Benjamin and I created a Pirate’s ship. I helped with the sanding and gluing, but the rest was up to him.


Out of the approximately 12 boats we finished in the middle of pack. Our ship just didn’t want to stay on course and kept bumping into the sides of the raingutter. But, for the third time in as many competitions, Benjamin’s craft was voted in the top 3 best looking! The Pinewood creation came in second place while his Shuttle took top prize!

He was happy, but most importantly we got to do it together.
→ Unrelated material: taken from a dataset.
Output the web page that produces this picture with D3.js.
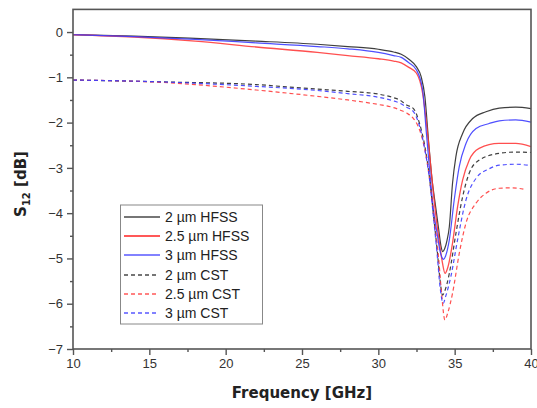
<!DOCTYPE html>
<html>
<head>
<meta charset="utf-8">
<script src="https://cdn.jsdelivr.net/npm/d3@7"></script>
<style>
  html, body { margin: 0; padding: 0; background: #fff; }
  svg { display: block; }
</style>
</head>
<body>
<svg id="chart" width="537" height="408"></svg>
<script>
// ---------- DATA ----------
const xTicks = [10, 15, 20, 25, 30, 35, 40];
const yTicks = [0, -1, -2, -3, -4, -5, -6, -7];
const seriesNames = ["2 µm HFSS", "2.5 µm HFSS", "3 µm HFSS", "2 µm CST", "2.5 µm CST", "3 µm CST"];

// 2 µm HFSS
const f2H = [10, 14, 18, 22, 26, 28, 30, 31, 31.5, 32, 32.5, 32.8, 33.05, 33.3, 33.5, 33.75, 33.95, 34.1, 34.22, 34.35, 34.5, 34.65, 34.86, 35.08, 35.52, 36.18, 37.05, 37.92, 39, 40];
const s2H = [-0.06, -0.09, -0.14, -0.20, -0.27, -0.32, -0.38, -0.44, -0.49, -0.60, -0.77, -0.98, -1.43, -2.45, -3.2, -3.85, -4.35, -4.72, -4.85, -4.78, -4.6, -4.3, -3.34, -2.75, -2.24, -1.91, -1.76, -1.68, -1.66, -1.69];

// 2.5 µm HFSS
const f25H = [10, 14, 18, 22, 26, 28, 30, 31, 31.5, 32, 32.5, 32.9, 33.2, 33.5, 33.75, 34.0, 34.2, 34.37, 34.55, 34.86, 35.19, 35.52, 35.95, 36.6, 37.9, 39, 40];
const s25H = [-0.06, -0.11, -0.20, -0.33, -0.45, -0.52, -0.59, -0.64, -0.68, -0.78, -0.91, -1.35, -2.16, -3.2, -4.0, -4.65, -5.1, -5.33, -5.2, -4.66, -3.86, -3.27, -2.83, -2.57, -2.46, -2.46, -2.53];

// 3 µm HFSS
const f3H = [10, 14, 18, 22, 26, 28, 30, 31, 31.5, 32, 32.5, 32.9, 33.15, 33.4, 33.6, 33.85, 34.05, 34.2, 34.27, 34.4, 34.65, 34.97, 35.3, 35.74, 36.4, 37.26, 37.92, 39, 40];
const s3H = [-0.06, -0.10, -0.16, -0.24, -0.32, -0.37, -0.45, -0.52, -0.56, -0.68, -0.84, -1.28, -2.24, -3.2, -3.9, -4.45, -4.85, -5.0, -5.02, -4.95, -4.59, -3.71, -2.97, -2.46, -2.13, -2.02, -1.96, -1.94, -1.99];

// 2 µm CST
const f2C = [10, 15.7, 22, 24, 26, 28, 30, 31, 31.4, 31.85, 32.3, 32.7, 33.05, 33.37, 33.6, 33.85, 34.05, 34.2, 34.35, 34.65, 35.08, 35.52, 35.95, 36.6, 37.9, 39, 40];
const s2C = [-1.06, -1.10, -1.16, -1.21, -1.26, -1.31, -1.37, -1.45, -1.50, -1.61, -1.69, -2.02, -2.53, -3.27, -4.0, -4.8, -5.5, -5.81, -5.72, -5.33, -4.45, -3.64, -3.12, -2.83, -2.68, -2.65, -2.66];

// 2.5 µm CST
const f25C = [10, 15.7, 22, 26, 28, 30, 31, 31.4, 31.85, 32.3, 32.7, 33.05, 33.37, 33.65, 33.95, 34.15, 34.36, 34.55, 34.86, 35.3, 35.74, 36.4, 37.05, 37.92, 38.8, 39.5];
const s25C = [-1.06, -1.11, -1.28, -1.42, -1.50, -1.60, -1.67, -1.72, -1.79, -1.91, -2.16, -2.6, -3.27, -4.1, -5.0, -5.8, -6.36, -6.2, -5.77, -4.89, -4.22, -3.78, -3.56, -3.45, -3.44, -3.47];

// 3 µm CST
const f3C = [10, 15.7, 22, 26, 28, 30, 31, 31.4, 31.85, 32.3, 32.7, 33.05, 33.37, 33.6, 33.85, 34.05, 34.25, 34.4, 34.75, 35.19, 35.74, 36.4, 37.26, 37.92, 39, 40];
const s3C = [-1.06, -1.10, -1.20, -1.29, -1.36, -1.44, -1.52, -1.57, -1.66, -1.76, -2.08, -2.6, -3.3, -4.05, -4.9, -5.65, -5.99, -5.85, -5.40, -4.59, -3.71, -3.23, -3.02, -2.94, -2.92, -2.95];

const seriesFreq = [f2H, f25H, f3H, f2C, f25C, f3C];
const seriesVals = [s2H, s25H, s3H, s2C, s25C, s3C];

// ---------- STYLE ----------
const colors = ["#2a2a2a", "#ff3c3c", "#3c3cff", "#2a2a2a", "#ff3c3c", "#3c3cff"];
const dashes = [null, null, null, "4,3", "4,3", "4,3"];
const widths = [1.2, 1.3, 1.2, 1.2, 1.2, 1.2];

const svg = d3.select("#chart");
const pL = 73, pR = 531, pT = 9.4, pB = 349;

const x = d3.scaleLinear().domain([10, 40]).range([pL, pR]);
const y = d3.scaleLinear().domain([-7, 0.5]).range([pB, pT]);

const axisColor = "#555";

// series
const line = d3.line().x(d => x(d[0])).y(d => y(d[1])).curve(d3.curveMonotoneX);
const gLines = svg.append("g");
seriesFreq.forEach((fs, i) => {
  const pts = fs.map((f, j) => [f, seriesVals[i][j]]);
  gLines.append("path")
    .attr("d", line(pts))
    .attr("fill", "none")
    .attr("stroke", colors[i])
    .attr("stroke-width", widths[i])
    .attr("stroke-dasharray", dashes[i])
    .attr("opacity", 0.9);
});

// frame
svg.append("rect").attr("x", pL).attr("y", pT).attr("width", pR - pL).attr("height", pB - pT)
  .attr("fill", "none").attr("stroke", axisColor).attr("stroke-width", 1.6);

// x axis
const xAxis = d3.axisBottom(x).tickValues(xTicks).tickFormat(d3.format("d")).tickSize(6).tickPadding(4);
const gx = svg.append("g").attr("transform", `translate(0,${pB})`).call(xAxis);
const xMinor = d3.axisBottom(x).tickValues(d3.range(12.5, 40, 5)).tickFormat("").tickSize(3);
const gxm = svg.append("g").attr("transform", `translate(0,${pB})`).call(xMinor);

// y axis
const yAxis = d3.axisLeft(y).tickValues(yTicks).tickFormat(d3.format("d")).tickSize(6).tickPadding(4);
const gy = svg.append("g").attr("transform", `translate(${pL},0)`).call(yAxis);
const yMinor = d3.axisLeft(y).tickValues(d3.range(-6.5, 0.5, 1)).tickFormat("").tickSize(3);
const gym = svg.append("g").attr("transform", `translate(${pL},0)`).call(yMinor);

[gx, gxm, gy, gym].forEach(g => {
  g.select(".domain").remove();
  g.selectAll(".tick line").attr("stroke", axisColor).attr("stroke-width", 1.4);
  g.selectAll(".tick text").attr("fill", "#333").style("font-family", "'Liberation Sans', Arial, sans-serif").style("font-size", "13px");
});

// axis titles
svg.append("text")
  .attr("x", (pL + pR) / 2).attr("y", 398)
  .attr("text-anchor", "middle")
  .style("font-family", "'DejaVu Sans', Verdana, sans-serif")
  .style("font-weight", "bold").style("font-size", "15px").attr("fill", "#222")
  .text("Frequency [GHz]");

const yt = svg.append("text")
  .attr("transform", "translate(26,184) rotate(-90)")
  .attr("text-anchor", "middle")
  .style("font-family", "'DejaVu Sans', Verdana, sans-serif")
  .style("font-weight", "bold").style("font-size", "15px").attr("fill", "#222");
yt.append("tspan").text("S");
yt.append("tspan").attr("dy", 4).style("font-size", "10px").text("12");
yt.append("tspan").attr("dy", -4).text(" [dB]");

// legend
const lg = svg.append("g");
const lgX = 120.5, lgY = 205, lgW = 142, lgH = 119;
lg.append("rect").attr("x", lgX).attr("y", lgY).attr("width", lgW).attr("height", lgH)
  .attr("fill", "#fff").attr("stroke", "#888").attr("stroke-width", 1);
const rowY = [217, 236, 255, 275, 294, 313];
seriesNames.forEach((name, i) => {
  lg.append("line")
    .attr("x1", 124).attr("x2", dashes[i] ? 156 : 160)
    .attr("y1", rowY[i]).attr("y2", rowY[i])
    .attr("stroke", colors[i]).attr("stroke-width", i === 1 ? 1.8 : 1.3)
    .attr("stroke-dasharray", dashes[i]).attr("opacity", 0.85);
  lg.append("text")
    .attr("x", 165).attr("y", rowY[i] + 5)
    .style("font-family", "'Liberation Sans', Arial, sans-serif").style("font-size", "14px")
    .attr("fill", "#222")
    .text(name);
});
</script>
</body>
</html>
1. Anonymous - May 16, 2006

I know where he gets his hot air from….need I say more. It’s from the same kid who when he was small and would ask a question that he knew I would say no to. He always had a reply, regardless of my answer. One day, I asked him how he did that. He replied “First, I think of every possible answer you could give me and then I think of a reply, either way. Then, I think of an answer to that reply and so on.” This coming from a 5 or 6 year old was a scary thing to a mother. I knew I was fighting a losing battle from then on. You notice, I am not naming names here. Love, Beck

2. Joe - May 22, 2006

Well, you could have easily preempted all that and simply said ‘yes’ the first time. 🙂

3. sheryl - May 22, 2006

The sail is really cool. Presentation is sometimes just as important as performance. And congrats to Benjamin on his good sportsmanship!

4. Laura - May 22, 2006

I was so proud of him- for his performance and hard work making it, yeah- but mostly because he did the right thing even when other kids didn’t. It made my heart swell and tears sting my eyes to see him penalize himself and set his boat back at the starting point because he had to touch it to set it upright. The other kid he was racing against in one “heat” was practically pushing his along with his fingers. But the Scoutmaster had told them they had to start over if they touched it and he did even though he gave up his lead and the other kid didn’t follow the rule. That’s the kind of stuff that makes me the proudest- we are raising a kid with integrity, and that’s getting hard to find.